Category Archives: ranting

Brands and blog tours – not always so sweet.

I guess I’m super behind the times in just having learned that there’s a promotional mommyblog tour right now for the Corn Refiners Association via the marketing consultancy, Mom Central. A few dozen bloggers, paid in gift certificates, listened to a webinar and then posted the promotional information disseminated by the CRA and their paid experts.

Gah.

Although in fairness, the CRA twitter feed informed me that it was not promotional.  It was educational.

You know what’s educational? This New York Times editorial by Michael Pollan.

And this one.

And this one.

I am totally not down with high fructose corn syrup (or Corn Sugar or Mercury-Laced Sweetener or whatever they call it now) and have been writing about it for a while now. You can thank Nate in part for that. He’s my agro-idealism hero.

If you don’t believe that HFCS bad for you, then believe it’s bad for the environment. If you don’t believe that, then believe that the corn subsidies are bad for us economically.

So while I can’t blame an industry for trying to stay in business in the face of oh, pretty much anyone with half a brain who knows that foods processed within an inch of their lives are killing us slowly and that there’s no need to have HFCS in bread, ketchup, or canned peaches–I find the CRA’s entire campaign predatory and misleading. Case in point: This (infuriating) “advertorial” [*link to cache of post which was removed] on Mom Central, (also covered at BNET who doesn’t like it much either) which includes claims like High fructose corn syrup, like sugar and honey, is natural.

Natural? Last I checked, there was no High Fructose Corn Syrup Tree.

All this said, I’m not a scientist. I’m not a nutritionist (or they’d kick me out of the club for malpractice) I can’t cite as many sources as a lot of you can to defend my distrust of high-fructose corn syrup.

Also, I love Coke. And Pepsi. So full disclaimer: I’m a total hypocrite.

But.

This whole thing is raising all sorts of questions for me about blogger-brand relationships, once again. Because it used to be that it was just some KY Jelly product hoping for a mention. I feel like this kind of lobbyist-created advocacy changes everything.

Alas, I can’t change the world. All I can change is me. (Or us?)

So I ask myself, what’s our personal responsibility when we accept campaigns like this?  What’s our responsibility to our readers beyond the little FTC disclosure bit (speaking of which, some bloggers disclosed compensation, some didn’t).

Is a review the same as an endorsement? Is reprinting press materials verbatim the same as a “review?”

If we are to engage on blog tours and brand tours and sponsored posts, what do we owe our readers, exactly?
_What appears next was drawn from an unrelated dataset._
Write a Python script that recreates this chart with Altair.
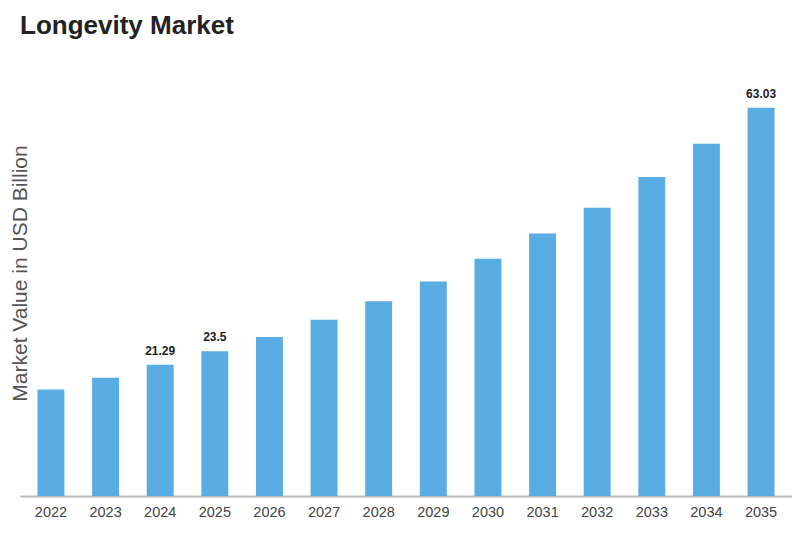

Then I wonder, what’s a consultant’s responsibility in disseminating the information to the bloggers they work with? I was saddened to learn that on the Mom Central advertorial post, the author is identified as an MD, but not as a paid consultant for the Corn Refiner’s Association, which the BNET article revealed to me.

I see that as intentionally misleading. I don’t like it.

It makes me think about the big ol’ Nestle Family twitstorm earlier this year. What was Nestle Family’s obligation to their guests when Nestle boycotters took issue with the event and started challenging the bloggers there? If we use a hashtag or accept a free trip–or even a gift certificate–are we now spokespeople for the brand?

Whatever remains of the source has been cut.